(AIM)
Quote exactly, and only, the lines from the one with "Generate a Python" down to the one with "baseline = [-2.0, -7.0, -5.1, -4.5, -4.8, -5.1, -5.4]", both included.

(SUPPLIED DATA)
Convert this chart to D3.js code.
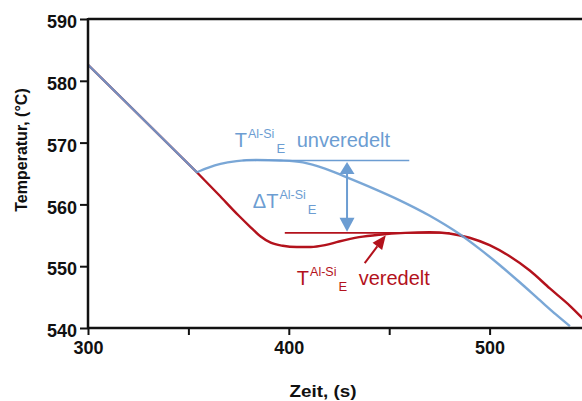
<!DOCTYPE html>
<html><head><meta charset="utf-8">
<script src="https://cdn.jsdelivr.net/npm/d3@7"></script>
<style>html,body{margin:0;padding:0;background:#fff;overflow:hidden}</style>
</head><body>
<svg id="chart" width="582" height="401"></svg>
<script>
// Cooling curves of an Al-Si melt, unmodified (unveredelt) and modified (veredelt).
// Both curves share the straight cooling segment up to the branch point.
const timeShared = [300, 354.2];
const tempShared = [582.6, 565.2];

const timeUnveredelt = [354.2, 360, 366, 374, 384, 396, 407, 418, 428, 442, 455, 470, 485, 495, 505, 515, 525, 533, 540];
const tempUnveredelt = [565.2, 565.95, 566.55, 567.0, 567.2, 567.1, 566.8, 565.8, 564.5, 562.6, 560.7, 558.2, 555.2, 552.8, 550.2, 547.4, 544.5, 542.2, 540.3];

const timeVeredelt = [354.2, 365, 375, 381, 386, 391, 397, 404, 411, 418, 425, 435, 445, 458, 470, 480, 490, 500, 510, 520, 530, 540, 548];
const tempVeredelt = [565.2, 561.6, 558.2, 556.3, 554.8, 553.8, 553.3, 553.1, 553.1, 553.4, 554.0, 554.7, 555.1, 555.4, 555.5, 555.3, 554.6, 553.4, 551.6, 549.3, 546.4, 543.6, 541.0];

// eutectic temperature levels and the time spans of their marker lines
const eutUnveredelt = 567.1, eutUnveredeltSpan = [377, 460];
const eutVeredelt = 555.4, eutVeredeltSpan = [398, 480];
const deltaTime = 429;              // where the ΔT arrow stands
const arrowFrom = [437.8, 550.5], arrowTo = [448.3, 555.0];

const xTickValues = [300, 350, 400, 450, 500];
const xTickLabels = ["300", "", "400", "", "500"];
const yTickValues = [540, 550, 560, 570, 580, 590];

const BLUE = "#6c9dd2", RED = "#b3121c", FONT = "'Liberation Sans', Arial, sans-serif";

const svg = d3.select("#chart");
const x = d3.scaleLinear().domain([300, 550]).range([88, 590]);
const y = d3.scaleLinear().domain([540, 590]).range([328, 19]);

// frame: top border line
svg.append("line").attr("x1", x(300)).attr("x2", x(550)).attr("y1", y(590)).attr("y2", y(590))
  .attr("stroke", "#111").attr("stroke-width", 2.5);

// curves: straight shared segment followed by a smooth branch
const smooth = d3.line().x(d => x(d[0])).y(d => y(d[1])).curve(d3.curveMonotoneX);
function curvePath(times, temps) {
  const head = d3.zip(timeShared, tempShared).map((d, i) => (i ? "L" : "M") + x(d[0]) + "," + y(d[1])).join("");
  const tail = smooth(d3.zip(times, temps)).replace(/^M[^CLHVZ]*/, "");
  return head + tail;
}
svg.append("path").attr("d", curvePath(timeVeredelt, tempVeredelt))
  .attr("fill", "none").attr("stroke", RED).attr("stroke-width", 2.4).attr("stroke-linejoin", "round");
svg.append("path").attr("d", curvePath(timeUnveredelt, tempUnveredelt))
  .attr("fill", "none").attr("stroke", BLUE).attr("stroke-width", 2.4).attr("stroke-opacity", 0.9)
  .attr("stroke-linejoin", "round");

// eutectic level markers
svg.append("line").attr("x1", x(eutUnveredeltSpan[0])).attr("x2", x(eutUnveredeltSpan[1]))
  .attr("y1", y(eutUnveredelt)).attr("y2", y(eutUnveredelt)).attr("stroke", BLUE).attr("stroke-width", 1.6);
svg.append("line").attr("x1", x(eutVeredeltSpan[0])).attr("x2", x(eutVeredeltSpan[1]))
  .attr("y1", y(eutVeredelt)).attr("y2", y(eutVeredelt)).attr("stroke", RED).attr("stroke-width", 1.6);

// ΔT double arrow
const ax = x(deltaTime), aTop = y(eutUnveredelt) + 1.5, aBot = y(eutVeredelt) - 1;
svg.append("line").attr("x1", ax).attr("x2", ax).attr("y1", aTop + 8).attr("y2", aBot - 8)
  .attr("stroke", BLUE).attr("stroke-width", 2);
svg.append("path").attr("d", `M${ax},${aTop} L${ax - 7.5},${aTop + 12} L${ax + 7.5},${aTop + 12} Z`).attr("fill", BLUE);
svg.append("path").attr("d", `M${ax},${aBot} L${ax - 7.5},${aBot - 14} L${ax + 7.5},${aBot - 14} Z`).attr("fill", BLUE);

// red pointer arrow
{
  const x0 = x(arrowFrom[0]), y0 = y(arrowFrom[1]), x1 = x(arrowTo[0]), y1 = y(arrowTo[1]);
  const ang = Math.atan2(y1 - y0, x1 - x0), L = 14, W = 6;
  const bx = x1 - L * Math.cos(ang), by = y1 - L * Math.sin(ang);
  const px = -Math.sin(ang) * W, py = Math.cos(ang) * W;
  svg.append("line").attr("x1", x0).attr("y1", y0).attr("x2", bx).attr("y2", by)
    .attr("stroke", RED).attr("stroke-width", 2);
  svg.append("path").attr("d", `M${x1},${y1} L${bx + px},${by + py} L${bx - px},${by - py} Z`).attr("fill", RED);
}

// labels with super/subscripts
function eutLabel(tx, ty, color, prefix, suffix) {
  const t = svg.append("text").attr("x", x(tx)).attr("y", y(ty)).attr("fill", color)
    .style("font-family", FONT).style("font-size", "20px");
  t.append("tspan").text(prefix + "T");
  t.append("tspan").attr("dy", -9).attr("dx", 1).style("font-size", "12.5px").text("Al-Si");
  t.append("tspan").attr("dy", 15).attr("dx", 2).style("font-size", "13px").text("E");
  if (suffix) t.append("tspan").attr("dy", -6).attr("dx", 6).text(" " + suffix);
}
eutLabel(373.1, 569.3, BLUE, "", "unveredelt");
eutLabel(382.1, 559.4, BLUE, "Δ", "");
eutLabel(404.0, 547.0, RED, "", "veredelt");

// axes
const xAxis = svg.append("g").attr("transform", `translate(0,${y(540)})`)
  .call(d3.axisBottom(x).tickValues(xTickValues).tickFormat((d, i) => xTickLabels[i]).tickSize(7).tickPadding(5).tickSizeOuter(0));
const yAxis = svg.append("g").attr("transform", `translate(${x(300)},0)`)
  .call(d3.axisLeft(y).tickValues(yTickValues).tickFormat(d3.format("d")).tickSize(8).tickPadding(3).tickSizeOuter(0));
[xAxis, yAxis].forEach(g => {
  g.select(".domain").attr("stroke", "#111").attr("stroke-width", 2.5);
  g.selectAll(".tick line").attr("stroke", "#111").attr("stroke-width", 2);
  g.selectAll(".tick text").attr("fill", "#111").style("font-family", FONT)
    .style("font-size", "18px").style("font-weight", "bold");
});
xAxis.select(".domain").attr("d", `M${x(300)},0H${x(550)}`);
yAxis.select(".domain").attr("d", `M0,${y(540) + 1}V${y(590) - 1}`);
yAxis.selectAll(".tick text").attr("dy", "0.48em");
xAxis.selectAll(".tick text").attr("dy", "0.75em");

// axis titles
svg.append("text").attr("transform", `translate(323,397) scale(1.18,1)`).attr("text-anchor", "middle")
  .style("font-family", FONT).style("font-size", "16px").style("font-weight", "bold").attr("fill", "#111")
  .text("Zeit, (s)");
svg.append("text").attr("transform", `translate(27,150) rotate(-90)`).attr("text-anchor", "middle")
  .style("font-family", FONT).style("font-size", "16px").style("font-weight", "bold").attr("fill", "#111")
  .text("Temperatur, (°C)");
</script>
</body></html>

...

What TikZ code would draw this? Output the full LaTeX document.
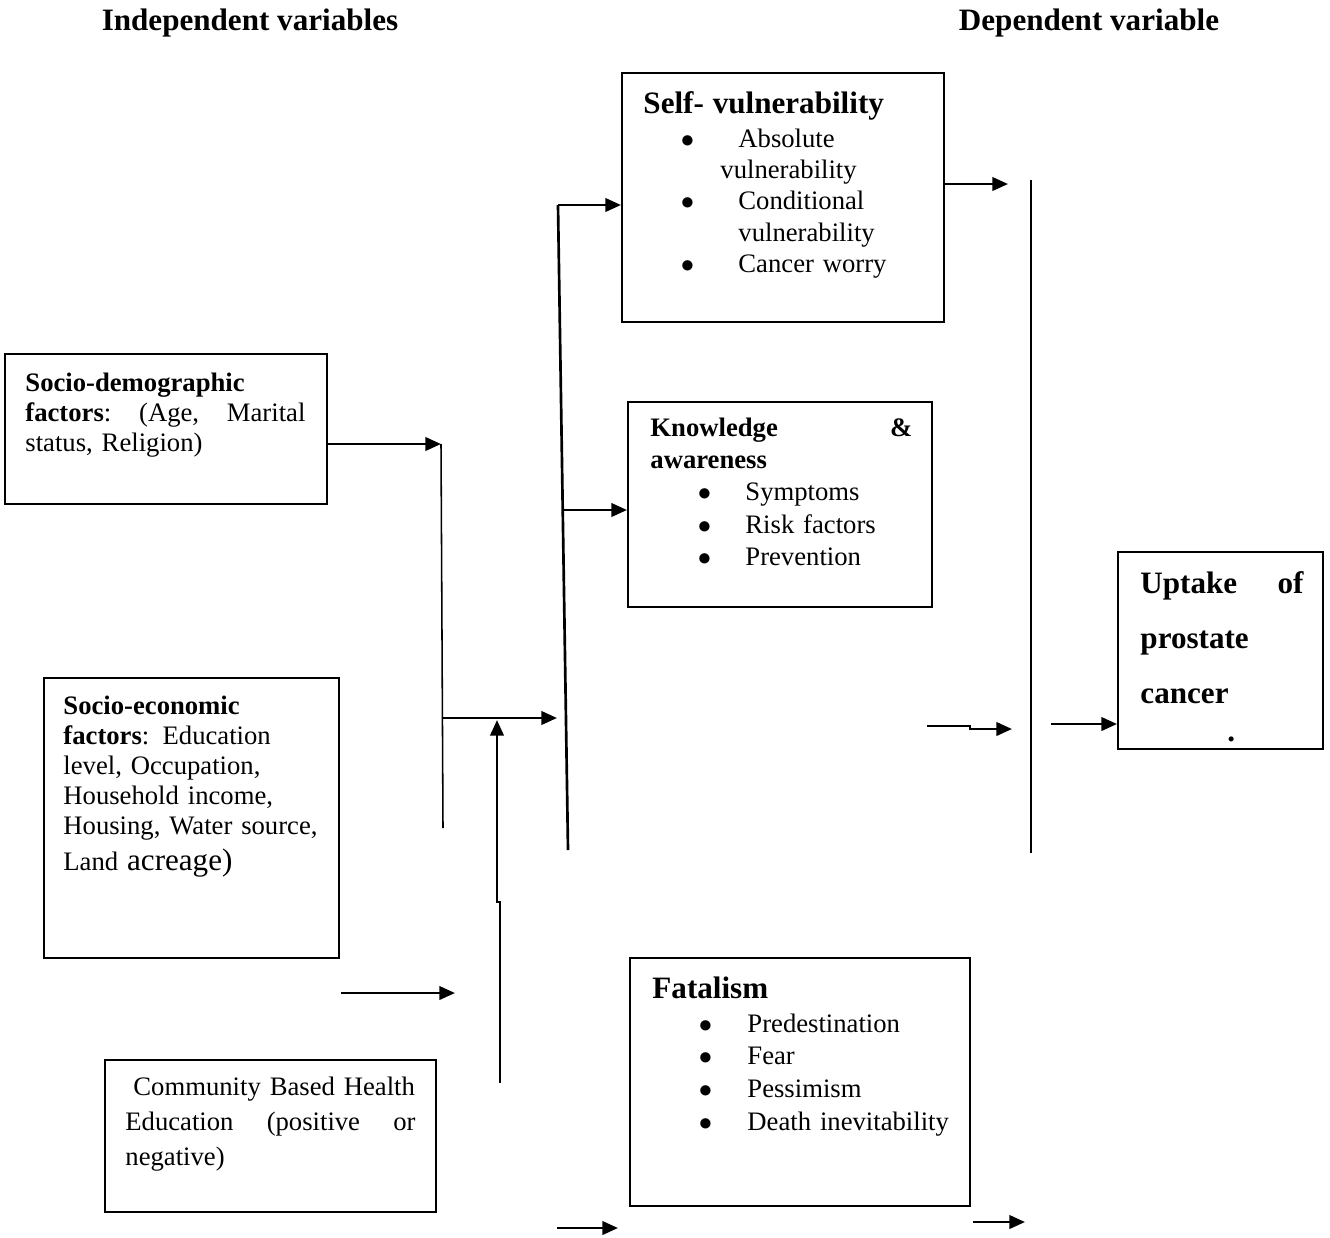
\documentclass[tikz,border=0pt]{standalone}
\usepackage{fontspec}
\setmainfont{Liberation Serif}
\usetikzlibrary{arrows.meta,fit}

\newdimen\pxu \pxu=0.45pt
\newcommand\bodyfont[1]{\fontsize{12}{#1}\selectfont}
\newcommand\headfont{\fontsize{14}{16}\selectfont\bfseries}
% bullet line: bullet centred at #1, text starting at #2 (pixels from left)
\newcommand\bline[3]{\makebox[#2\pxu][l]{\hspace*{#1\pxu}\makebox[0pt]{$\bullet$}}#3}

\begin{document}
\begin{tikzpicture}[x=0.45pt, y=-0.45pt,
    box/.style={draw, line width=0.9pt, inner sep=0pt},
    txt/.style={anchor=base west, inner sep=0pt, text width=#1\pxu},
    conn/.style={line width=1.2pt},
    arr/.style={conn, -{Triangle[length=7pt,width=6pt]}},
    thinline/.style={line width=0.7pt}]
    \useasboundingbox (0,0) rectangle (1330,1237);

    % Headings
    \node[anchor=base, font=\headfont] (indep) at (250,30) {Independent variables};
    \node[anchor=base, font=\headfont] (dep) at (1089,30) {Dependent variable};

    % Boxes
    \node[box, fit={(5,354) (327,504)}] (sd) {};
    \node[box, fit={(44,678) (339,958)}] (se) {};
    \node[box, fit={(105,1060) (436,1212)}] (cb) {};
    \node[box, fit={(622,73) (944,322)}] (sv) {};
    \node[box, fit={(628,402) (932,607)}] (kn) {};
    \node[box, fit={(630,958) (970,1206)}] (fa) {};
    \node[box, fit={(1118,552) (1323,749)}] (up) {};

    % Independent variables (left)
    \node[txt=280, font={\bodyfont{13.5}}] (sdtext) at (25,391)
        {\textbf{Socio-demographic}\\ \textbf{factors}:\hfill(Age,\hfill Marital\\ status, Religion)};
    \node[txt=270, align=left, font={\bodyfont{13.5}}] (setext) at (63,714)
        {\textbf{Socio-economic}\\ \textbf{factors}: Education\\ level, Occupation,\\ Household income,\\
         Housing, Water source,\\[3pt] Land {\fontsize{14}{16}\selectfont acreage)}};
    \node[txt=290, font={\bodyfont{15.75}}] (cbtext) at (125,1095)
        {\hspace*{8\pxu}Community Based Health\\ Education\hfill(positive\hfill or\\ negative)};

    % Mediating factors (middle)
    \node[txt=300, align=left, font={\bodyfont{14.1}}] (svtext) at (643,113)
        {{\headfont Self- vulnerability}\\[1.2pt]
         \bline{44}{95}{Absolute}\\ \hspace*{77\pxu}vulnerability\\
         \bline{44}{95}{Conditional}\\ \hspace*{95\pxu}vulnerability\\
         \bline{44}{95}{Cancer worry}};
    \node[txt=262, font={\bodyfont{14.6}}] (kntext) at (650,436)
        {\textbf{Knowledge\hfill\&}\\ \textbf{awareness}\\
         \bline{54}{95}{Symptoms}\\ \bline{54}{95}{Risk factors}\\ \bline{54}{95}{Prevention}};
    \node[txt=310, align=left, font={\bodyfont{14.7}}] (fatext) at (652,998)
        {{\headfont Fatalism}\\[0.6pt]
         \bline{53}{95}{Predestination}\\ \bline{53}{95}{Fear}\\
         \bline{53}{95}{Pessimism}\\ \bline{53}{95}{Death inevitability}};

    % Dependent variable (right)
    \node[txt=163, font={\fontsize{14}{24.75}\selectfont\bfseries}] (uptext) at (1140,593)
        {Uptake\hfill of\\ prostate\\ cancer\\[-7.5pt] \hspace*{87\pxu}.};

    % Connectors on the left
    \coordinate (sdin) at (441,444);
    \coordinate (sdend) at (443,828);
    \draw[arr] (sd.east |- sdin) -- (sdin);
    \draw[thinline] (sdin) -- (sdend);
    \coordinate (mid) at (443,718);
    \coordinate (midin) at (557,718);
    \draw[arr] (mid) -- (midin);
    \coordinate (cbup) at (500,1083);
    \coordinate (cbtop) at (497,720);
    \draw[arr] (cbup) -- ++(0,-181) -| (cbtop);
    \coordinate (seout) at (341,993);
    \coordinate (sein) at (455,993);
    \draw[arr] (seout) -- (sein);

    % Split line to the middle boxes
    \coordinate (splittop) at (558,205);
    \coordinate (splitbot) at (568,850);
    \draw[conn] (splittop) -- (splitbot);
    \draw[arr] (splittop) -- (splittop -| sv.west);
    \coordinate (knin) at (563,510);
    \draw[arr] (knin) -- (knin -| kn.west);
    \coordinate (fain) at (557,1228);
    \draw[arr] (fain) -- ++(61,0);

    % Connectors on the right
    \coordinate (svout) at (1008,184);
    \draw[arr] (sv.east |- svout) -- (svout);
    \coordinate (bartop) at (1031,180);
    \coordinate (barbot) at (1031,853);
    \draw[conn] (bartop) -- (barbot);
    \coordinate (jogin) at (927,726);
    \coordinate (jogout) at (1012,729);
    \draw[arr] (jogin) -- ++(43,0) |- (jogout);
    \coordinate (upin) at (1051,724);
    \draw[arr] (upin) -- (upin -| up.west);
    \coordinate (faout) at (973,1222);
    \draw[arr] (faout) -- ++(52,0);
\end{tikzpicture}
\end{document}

* * *

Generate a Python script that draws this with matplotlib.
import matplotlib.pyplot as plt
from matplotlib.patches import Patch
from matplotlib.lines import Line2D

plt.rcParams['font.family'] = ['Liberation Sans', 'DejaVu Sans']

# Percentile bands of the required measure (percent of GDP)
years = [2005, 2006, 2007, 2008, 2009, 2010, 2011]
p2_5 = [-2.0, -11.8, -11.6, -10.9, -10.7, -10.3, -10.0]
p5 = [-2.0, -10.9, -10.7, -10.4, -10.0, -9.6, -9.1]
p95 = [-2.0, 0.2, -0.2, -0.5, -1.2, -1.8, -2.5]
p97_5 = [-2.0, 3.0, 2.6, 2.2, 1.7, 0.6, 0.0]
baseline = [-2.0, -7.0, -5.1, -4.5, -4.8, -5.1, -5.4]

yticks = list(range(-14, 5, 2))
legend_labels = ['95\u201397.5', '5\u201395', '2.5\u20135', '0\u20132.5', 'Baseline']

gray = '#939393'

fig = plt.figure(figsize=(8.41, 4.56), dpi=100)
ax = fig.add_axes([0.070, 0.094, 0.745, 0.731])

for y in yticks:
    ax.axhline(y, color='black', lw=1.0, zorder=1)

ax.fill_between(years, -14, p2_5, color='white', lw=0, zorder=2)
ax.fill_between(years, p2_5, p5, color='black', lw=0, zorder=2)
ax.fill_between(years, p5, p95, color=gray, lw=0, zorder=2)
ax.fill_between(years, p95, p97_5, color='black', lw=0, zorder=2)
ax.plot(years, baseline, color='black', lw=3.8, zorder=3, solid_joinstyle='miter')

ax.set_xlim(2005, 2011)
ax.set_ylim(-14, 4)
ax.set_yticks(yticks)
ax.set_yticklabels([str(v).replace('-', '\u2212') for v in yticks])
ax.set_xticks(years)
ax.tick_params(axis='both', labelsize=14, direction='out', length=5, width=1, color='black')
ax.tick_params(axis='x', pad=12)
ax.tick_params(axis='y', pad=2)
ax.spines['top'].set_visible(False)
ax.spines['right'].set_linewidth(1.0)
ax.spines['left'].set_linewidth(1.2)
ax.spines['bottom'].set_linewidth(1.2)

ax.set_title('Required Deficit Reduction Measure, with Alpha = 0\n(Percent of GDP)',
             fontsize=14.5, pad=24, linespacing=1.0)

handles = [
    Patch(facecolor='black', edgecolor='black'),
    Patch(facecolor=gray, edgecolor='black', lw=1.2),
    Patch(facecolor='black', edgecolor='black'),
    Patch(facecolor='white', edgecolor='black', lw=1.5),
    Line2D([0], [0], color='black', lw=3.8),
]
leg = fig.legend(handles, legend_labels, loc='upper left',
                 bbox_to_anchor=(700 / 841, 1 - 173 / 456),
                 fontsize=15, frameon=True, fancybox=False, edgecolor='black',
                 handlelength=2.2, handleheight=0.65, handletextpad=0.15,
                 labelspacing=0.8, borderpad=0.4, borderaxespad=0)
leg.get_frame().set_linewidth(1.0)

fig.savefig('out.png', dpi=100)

(WRITTEN REPLY)
Generate a Python script that draws this with matplotlib.
import matplotlib.pyplot as plt
from matplotlib.patches import Patch
from matplotlib.lines import Line2D

plt.rcParams['font.family'] = ['Liberation Sans', 'DejaVu Sans']

# Percentile bands of the required measure (percent of GDP)
years = [2005, 2006, 2007, 2008, 2009, 2010, 2011]
p2_5 = [-2.0, -11.8, -11.6, -10.9, -10.7, -10.3, -10.0]
p5 = [-2.0, -10.9, -10.7, -10.4, -10.0, -9.6, -9.1]
p95 = [-2.0, 0.2, -0.2, -0.5, -1.2, -1.8, -2.5]
p97_5 = [-2.0, 3.0, 2.6, 2.2, 1.7, 0.6, 0.0]
baseline = [-2.0, -7.0, -5.1, -4.5, -4.8, -5.1, -5.4]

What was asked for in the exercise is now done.